During his remarks, Salazar told the crowd about his experiences as a "farm kid" serving his first term in Congress, including humorous stories about a fancy dinner with President Bush and not-so-humorous stories about ongoing budget debates. Salazar said he voted against budget proposals from both Republicans and Democrats, because "neither budget was being truthful to the American public."
"If you're being truthful, you're telling the public that the country is going the wrong way," Salazar said, citing a national debt that has reached $8.3 trillion.
Salazar said he spent the past week debating the specifics of a budgetary supplement to fund the war in Iraq. A proposal he put forward for about $650 million to fund mental health care for veterans of the war, Salazar said, was turned down because of a legislative "technicality" that said the proposal did not fit under the supplement's title.
"One of the things I'm trying to do is make people realize the true cost of the war," Salazar said earlier Saturday at the Steamboat Pilot & Today newsroom. "We have to make sure that we take care of those who took care of us."
Salazar recently was appointed to the Veterans' Affairs Com--mittee in the House of Rep--resentatives.
Romanoff's comments inc--luded a list of things "to cheer about from the (state) Capitol" during this year's legislative session, such as increased spending on higher education, health care and tourism promotion and an increased emphasis on bringing new jobs to the state.
"We are intent on recovering Colorado's leadership in job growth," Romanoff said. "We are in an international economy, and it's not acceptable for Colorado to lag in the nation -- we need to lead the world."
Carroll, an advocate of health care reform and consumer rights who the state party named a "Rising Star" last year, spoke to the crowd about the importance of the public voice to counter lobbyists who outnumber legislators at the Capitol, she said, by an 11-to-1 ratio.
"The balance of power between public interests and special interests is very important," she said. "If you look at who is setting the agenda down there (at the Capitol), it is frankly a profound imbalance of power."
Kennedy, who was Roman--off's policy director last year during the formation of Refer--endum C -- a ballot initiative passed by voters in November that allows the state to use more than $3.5 billion in surplus taxpayer refunds during the next five years to pay for health care, education and transportation needs -- said if elected state treasurer, she will be "honest and ethical" about how taxpayer money is spent.
"I will never take chances with your tax dollars," Kennedy said. "We will put an end to the Enron-style accounting that's been going on with the state budget."

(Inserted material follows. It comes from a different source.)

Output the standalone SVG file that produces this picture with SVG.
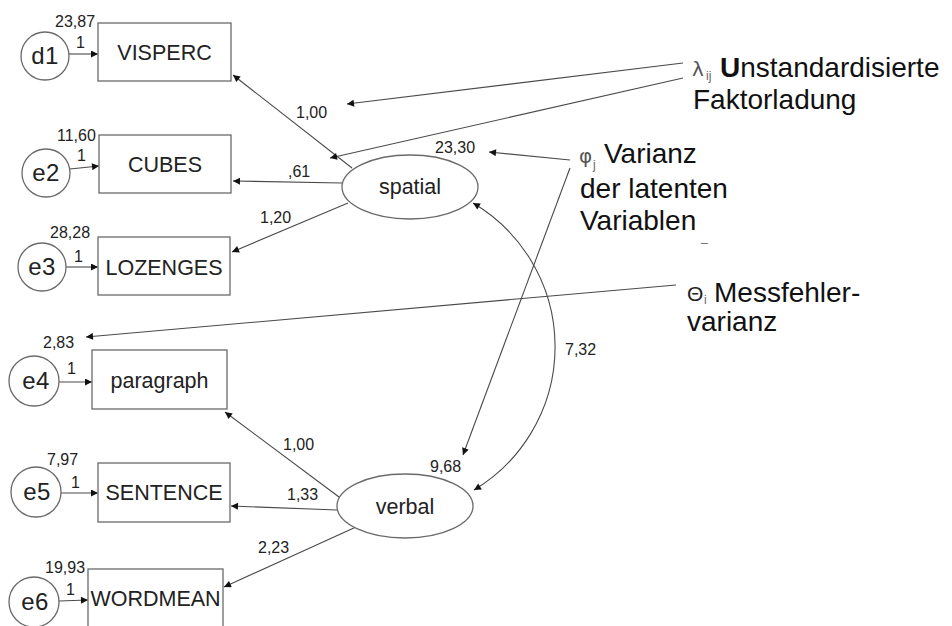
<svg xmlns="http://www.w3.org/2000/svg" width="952" height="626" viewBox="0 0 952 626">
  <style>
    .box { fill: #fff; stroke: #6a6a6a; stroke-width: 1.3; }
    .lat { fill: #fff; stroke: #6a6a6a; stroke-width: 1.3; }
    .lbl { font-family: "Liberation Sans", Arial, sans-serif; font-size: 21.5px; fill: #222; text-anchor: middle; }
    .err { font-family: "Liberation Sans", Arial, sans-serif; font-size: 24px; fill: #222; text-anchor: middle; letter-spacing: 0.5px; }
    .num { font-family: "Liberation Sans", Arial, sans-serif; font-size: 16px; fill: #222; }
    .note { font-family: "Liberation Sans", Arial, sans-serif; font-size: 28px; fill: #111; }
    .sym { font-family: "DejaVu Sans", sans-serif; font-size: 20px; fill: #555; }
    .theta { font-family: "Liberation Sans", Arial, sans-serif; font-size: 21px; fill: #222; }
    .sub { font-family: "Liberation Sans", Arial, sans-serif; font-size: 12px; fill: #666; }
    .edge { fill: none; stroke: #4a4a4a; stroke-width: 1.1; }
  </style>
  <defs>
    <marker id="ah" viewBox="0 0 10 10" refX="10" refY="5" markerWidth="9" markerHeight="7" markerUnits="userSpaceOnUse" orient="auto-start-reverse">
      <path d="M0,0 L10,5 L0,10 z" fill="#111"/>
    </marker>
  </defs>

  <rect width="952" height="626" fill="#fff"/>

  <!-- connectors -->
  <g id="connectors">
    <!-- error terms to indicators -->
    <line class="edge" x1="69" y1="54" x2="98" y2="54" marker-end="url(#ah)"/>
    <line class="edge" x1="70" y1="169" x2="99" y2="166" marker-end="url(#ah)"/>
    <line class="edge" x1="66" y1="267" x2="98" y2="267" marker-end="url(#ah)"/>
    <line class="edge" x1="59" y1="382" x2="92" y2="382" marker-end="url(#ah)"/>
    <line class="edge" x1="61" y1="493" x2="98" y2="493" marker-end="url(#ah)"/>
    <line class="edge" x1="59" y1="601" x2="88" y2="600" marker-end="url(#ah)"/>

    <!-- factor loadings: spatial -->
    <line class="edge" x1="352" y1="168" x2="233" y2="75" marker-end="url(#ah)"/>
    <line class="edge" x1="342" y1="183" x2="233" y2="181" marker-end="url(#ah)"/>
    <line class="edge" x1="348" y1="203" x2="232" y2="252" marker-end="url(#ah)"/>

    <!-- factor loadings: verbal -->
    <line class="edge" x1="339" y1="497" x2="225" y2="412" marker-end="url(#ah)"/>
    <line class="edge" x1="337" y1="510" x2="231" y2="506" marker-end="url(#ah)"/>
    <line class="edge" x1="356" y1="527" x2="224" y2="587" marker-end="url(#ah)"/>

    <!-- covariance spatial <-> verbal -->
    <path class="edge" d="M473,203 A167,167 0 0 1 474,490" marker-start="url(#ah)" marker-end="url(#ah)"/>

    <!-- annotation pointers -->
    <line class="edge" x1="683" y1="63" x2="347" y2="104" marker-end="url(#ah)"/>
    <line class="edge" x1="683" y1="78" x2="330" y2="158" marker-end="url(#ah)"/>
    <line class="edge" x1="570" y1="160" x2="489" y2="152" marker-end="url(#ah)"/>
    <line class="edge" x1="570" y1="168" x2="463" y2="455" marker-end="url(#ah)"/>
    <line class="edge" x1="676" y1="285" x2="86" y2="337" marker-end="url(#ah)"/>
  </g>

  <!-- edge values -->
  <g id="values" class="num">
    <text x="55" y="27">23,87</text>
    <text x="76" y="48">1</text>
    <text x="57" y="141">11,60</text>
    <text x="77" y="161">1</text>
    <text x="50" y="238">28,28</text>
    <text x="74" y="262">1</text>
    <text x="43" y="348">2,83</text>
    <text x="67" y="374">1</text>
    <text x="47" y="465">7,97</text>
    <text x="71" y="488">1</text>
    <text x="45" y="573">19,93</text>
    <text x="66" y="595">1</text>

    <text x="296" y="118">1,00</text>
    <text x="288" y="177">,61</text>
    <text x="260" y="223">1,20</text>
    <text x="435" y="153">23,30</text>

    <text x="283" y="450">1,00</text>
    <text x="287" y="500">1,33</text>
    <text x="258" y="553">2,23</text>
    <text x="430" y="472">9,68</text>
    <text x="565" y="355">7,32</text>
  </g>

  <!-- error terms -->
  <g id="d1"><circle class="lat" cx="45" cy="56" r="24"/><text class="err" x="45" y="64">d1</text></g>
  <g id="e2"><circle class="lat" cx="46" cy="173" r="24"/><text class="err" x="46" y="181">e2</text></g>
  <g id="e3"><circle class="lat" cx="42" cy="267" r="24"/><text class="err" x="42" y="275">e3</text></g>
  <g id="e4"><circle class="lat" cx="34" cy="381" r="25"/><text class="err" x="36" y="389">e4</text></g>
  <g id="e5"><circle class="lat" cx="36" cy="492" r="25"/><text class="err" x="37" y="500">e5</text></g>
  <g id="e6"><circle class="lat" cx="34" cy="602" r="25"/><text class="err" x="35" y="610">e6</text></g>

  <!-- observed indicators -->
  <g id="visperc"><rect class="box" x="98" y="23" width="133" height="58"/><text class="lbl" x="164.5" y="60">VISPERC</text></g>
  <g id="cubes"><rect class="box" x="99" y="135" width="132" height="58"/><text class="lbl" x="165" y="172">CUBES</text></g>
  <g id="lozenges"><rect class="box" x="98" y="237" width="132" height="58"/><text class="lbl" x="164" y="275">LOZENGES</text></g>
  <g id="paragraph"><rect class="box" x="92" y="350" width="135" height="59"/><text class="lbl" x="159.5" y="388">paragraph</text></g>
  <g id="sentence"><rect class="box" x="98" y="463" width="132" height="59"/><text class="lbl" x="164" y="500">SENTENCE</text></g>
  <g id="wordmean"><rect class="box" x="88" y="569" width="135" height="70"/><text class="lbl" x="155.5" y="606">WORDMEAN</text></g>

  <!-- latent factors -->
  <g id="spatial"><ellipse class="lat" cx="410" cy="187" rx="68" ry="32"/><text class="lbl" x="410" y="194">spatial</text></g>
  <g id="verbal"><ellipse class="lat" cx="405" cy="506" rx="68" ry="32"/><text class="lbl" x="405" y="514">verbal</text></g>

  <!-- annotations -->
  <g id="note-lambda">
    <text class="sym" x="692" y="76">λ</text>
    <text class="sub" x="706" y="80">ij</text>
    <text class="note" x="720" y="77"><tspan font-weight="bold">U</tspan>nstandardisierte</text>
    <text class="note" x="693" y="109">Faktorladung</text>
  </g>
  <g id="note-phi">
    <text class="sym" x="579" y="163">φ</text>
    <text class="sub" x="593" y="169">j</text>
    <text class="note" x="604" y="163">Varianz</text>
    <text class="note" x="580" y="198">der latenten</text>
    <text class="note" x="580" y="230">Variablen</text>
    <text class="sub" x="701" y="241">_</text>
  </g>
  <g id="note-theta">
    <text class="theta" x="687" y="301">Θ</text>
    <text class="sub" x="704" y="304">i</text>
    <text class="note" x="714" y="302">Messfehler-</text>
    <text class="note" x="687" y="331">varianz</text>
  </g>
</svg>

A live auction led by County Commissioner Doug Monger resulted in the sale of a signed painting by local artist R.C. Dieckhoff for $550, a Broncos weekend for $400, a fly-fishing trip for $300, a pair of hand-carved wooden skis for $350, two nights at the historical Fetcher cabins at Steamboat Lake for $250 and lunch with Romanoff and Carroll at a Denver restaurant for $400.

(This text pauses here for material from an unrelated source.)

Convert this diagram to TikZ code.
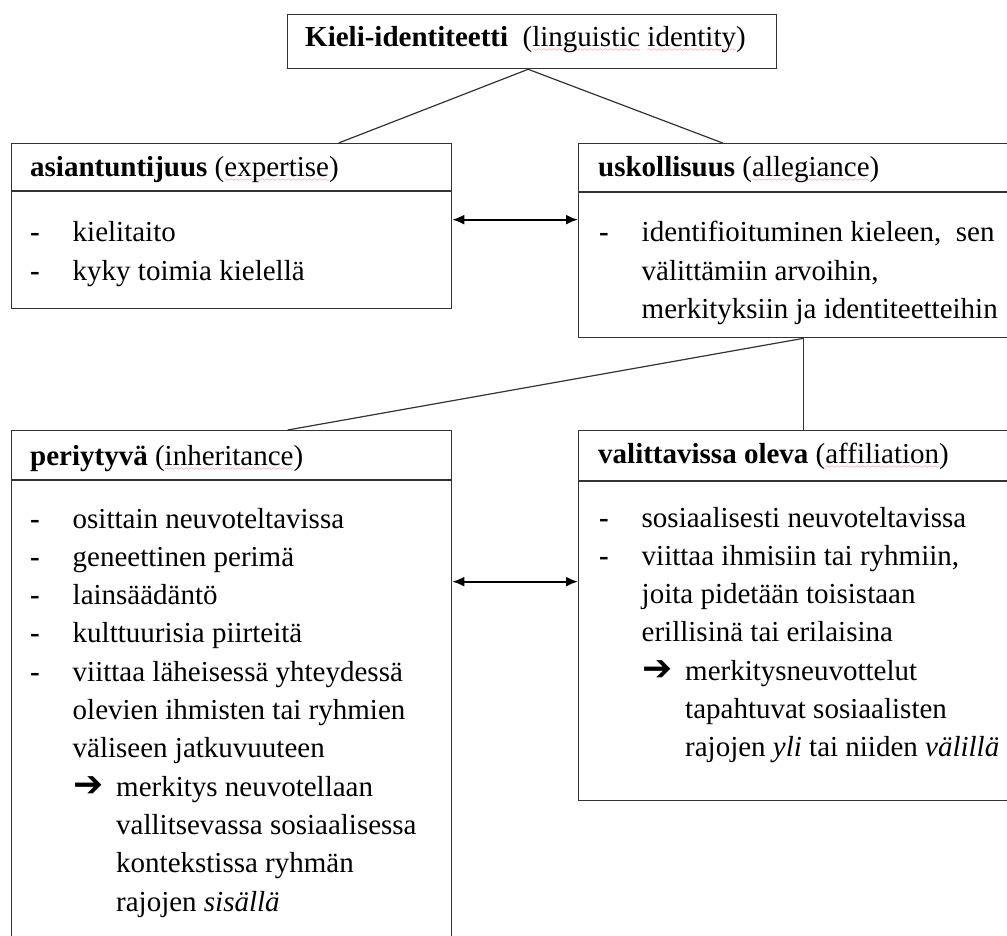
\documentclass[tikz,border=0pt]{standalone}
\usepackage{fontspec}
\usetikzlibrary{arrows.meta}
\setmainfont{Liberation Serif}
\newfontfamily\symfont{DejaVu Sans}

\font\wavefont=lasy6
\newcommand{\spell}[1]{\setbox0\hbox{#1}\rlap{\color{red!80}\lower5pt\hbox to\wd0{\xleaders\hbox{\wavefont\char58}\hfil}}\box0\relax}
\newcommand{\dashitem}{\makebox[42.5pt][l]{\textbf{-}}}
\newcommand{\contline}{\hspace*{42.5pt}}
\newcommand{\arrowitem}{\hspace*{43pt}\makebox[43pt][l]{{\symfont\bfseries\fontsize{36}{38.3}\selectfont ➔}}}
\newcommand{\arrowcont}{\hspace*{86pt}}

\tikzset{
  box/.style={draw=black!80, line width=1.3pt, rectangle, anchor=north west, inner sep=0pt},
  head/.style={anchor=base west, inner sep=0pt},
  body/.style={anchor=base west, inner sep=0pt,
    execute at begin node={\begin{minipage}[t]{430pt}\raggedright},
    execute at end node={\end{minipage}}},
  link/.style={draw=black!80, line width=1.2pt},
  dbl/.style={line width=2pt, {Latex[length=12pt,width=10pt]}-{Latex[length=12pt,width=10pt]}}
}

\begin{document}
\begin{tikzpicture}[x=1pt,y=-1pt, every node/.style={font=\fontsize{29}{38.3}\selectfont}]
\useasboundingbox (0,0) rectangle (1007,936);
\clip (0,0) rectangle (1007,936);

% boxes
\node[box, minimum width=489pt, minimum height=54pt] (top) at (287,14) {};
\node[box, minimum width=440pt, minimum height=165pt] (exp) at (11,143) {};
\node[box, minimum width=450pt, minimum height=194pt] (alle) at (578,143) {};
\node[box, minimum width=440pt, minimum height=540pt] (inh) at (11,430) {};
\node[box, minimum width=450pt, minimum height=370pt] (aff) at (578,430) {};

% header rules
\draw[link] ([yshift=-48pt]exp.north west) -- ([yshift=-48pt]exp.north east);
\draw[link] ([yshift=-49pt]alle.north west) -- ([yshift=-49pt]alle.north east);
\draw[link] ([yshift=-50pt]inh.north west) -- ([yshift=-50pt]inh.north east);
\draw[link] ([yshift=-51pt]aff.north west) -- ([yshift=-51pt]aff.north east);

% headers
\node[head] (toptxt) at (305,47) {\textbf{Kieli-identiteetti}\ \ (\spell{linguistic} \spell{identity})};
\node[head] (exphd) at (30,177) {\textbf{asiantuntijuus} (\spell{expertise})};
\node[head] (allehd) at (598,177) {\textbf{uskollisuus} (\spell{allegiance})};
\node[head] (inhhd) at (30,465) {\textbf{periytyvä} (\spell{inheritance})};
\node[head] (affhd) at (598,463) {\textbf{valittavissa oleva} (\spell{affiliation})};

% bodies
\node[body] (expbd) at (30,242) {\dashitem kielitaito\\
\dashitem kyky toimia kielellä};
\node[body] (allebd) at (599,242) {\dashitem identifioituminen kieleen, \ sen\\
\contline välittämiin arvoihin,\\
\contline merkityksiin ja identiteetteihin};
\node[body] (inhbd) at (30,528) {\dashitem osittain neuvoteltavissa\\
\dashitem geneettinen perimä\\
\dashitem lainsäädäntö\\
\dashitem kulttuurisia piirteitä\\
\dashitem viittaa läheisessä yhteydessä\\
\contline olevien ihmisten tai ryhmien\\
\contline väliseen jatkuvuuteen\\
\arrowitem merkitys neuvotellaan\\
\arrowcont vallitsevassa sosiaalisessa\\
\arrowcont kontekstissa ryhmän\\
\arrowcont rajojen \emph{sisällä}};
\node[body] (affbd) at (599,527) {\dashitem sosiaalisesti neuvoteltavissa\\
\dashitem viittaa ihmisiin tai ryhmiin,\\
\contline joita pidetään toisistaan\\
\contline erillisinä tai erilaisina\\
\arrowitem merkitysneuvottelut\\
\arrowcont tapahtuvat sosiaalisten\\
\arrowcont rajojen \emph{yli} tai niiden \emph{välillä}};

% connectors
\draw[link] ([xshift=-4pt]top.south) -- ([xshift=107pt]exp.north);
\draw[link] ([xshift=-4pt]top.south) -- ([xshift=-81pt]alle.north);
\draw[link] (alle.south) -- ([xshift=56pt]inh.north);
\draw[link] (alle.south) -- (aff.north);
\coordinate (a1) at ([yshift=6.5pt]exp.east);
\coordinate (a2) at ([yshift=119pt]inh.east);
\draw[dbl] (a1) -- (a1 -| alle.west);
\draw[dbl] (a2) -- (a2 -| aff.west);
\end{tikzpicture}
\end{document}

Several Routt County candidates also spoke at the dinner, including county commissioner candidates Diane Mitsch Bush and Bill Martin, county sheriff candidate Gary Wall and county assessor candidate Mike Kerrigan.
"I will do everything I can to see that your freedoms and your civil and constitutional rights are protected," said Wall, a private investigator and former Vail police chief.

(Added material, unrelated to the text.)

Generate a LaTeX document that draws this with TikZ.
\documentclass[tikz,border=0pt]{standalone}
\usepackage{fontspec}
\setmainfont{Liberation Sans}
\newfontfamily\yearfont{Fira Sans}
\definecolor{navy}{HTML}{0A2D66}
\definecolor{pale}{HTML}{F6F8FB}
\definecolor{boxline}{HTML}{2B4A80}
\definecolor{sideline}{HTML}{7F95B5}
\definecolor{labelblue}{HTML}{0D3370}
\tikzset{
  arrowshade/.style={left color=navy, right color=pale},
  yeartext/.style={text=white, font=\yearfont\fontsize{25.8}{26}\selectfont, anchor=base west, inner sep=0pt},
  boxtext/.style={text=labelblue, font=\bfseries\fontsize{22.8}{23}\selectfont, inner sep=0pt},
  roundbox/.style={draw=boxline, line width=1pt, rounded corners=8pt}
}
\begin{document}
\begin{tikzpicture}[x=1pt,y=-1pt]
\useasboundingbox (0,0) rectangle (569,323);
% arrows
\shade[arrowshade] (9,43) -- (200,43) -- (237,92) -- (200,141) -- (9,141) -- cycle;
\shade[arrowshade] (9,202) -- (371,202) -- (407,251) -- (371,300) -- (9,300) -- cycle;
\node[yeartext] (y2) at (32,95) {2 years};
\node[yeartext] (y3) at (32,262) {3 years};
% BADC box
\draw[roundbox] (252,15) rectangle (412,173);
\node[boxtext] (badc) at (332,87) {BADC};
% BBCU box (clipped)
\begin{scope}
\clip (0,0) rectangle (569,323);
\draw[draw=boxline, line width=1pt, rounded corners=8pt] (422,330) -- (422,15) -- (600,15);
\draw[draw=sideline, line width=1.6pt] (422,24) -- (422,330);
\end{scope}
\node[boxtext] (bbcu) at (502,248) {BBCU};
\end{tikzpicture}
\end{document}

Andy Gold, who is running for the House District 57 seat held by state Rep. Al White, said he has three words for the Winter Park Republican: "Resistance is futile," Gold said, earning hearty applause from the crowd. "This is a great year to be a Democrat."
The Routt County Republican Party will have its annual fundraiser, the Lincoln Day Dinner, on April 1 at the Old Town Pub in downtown Steamboat. John Andrews, a former president of the state Senate, is scheduled as the keynote speaker.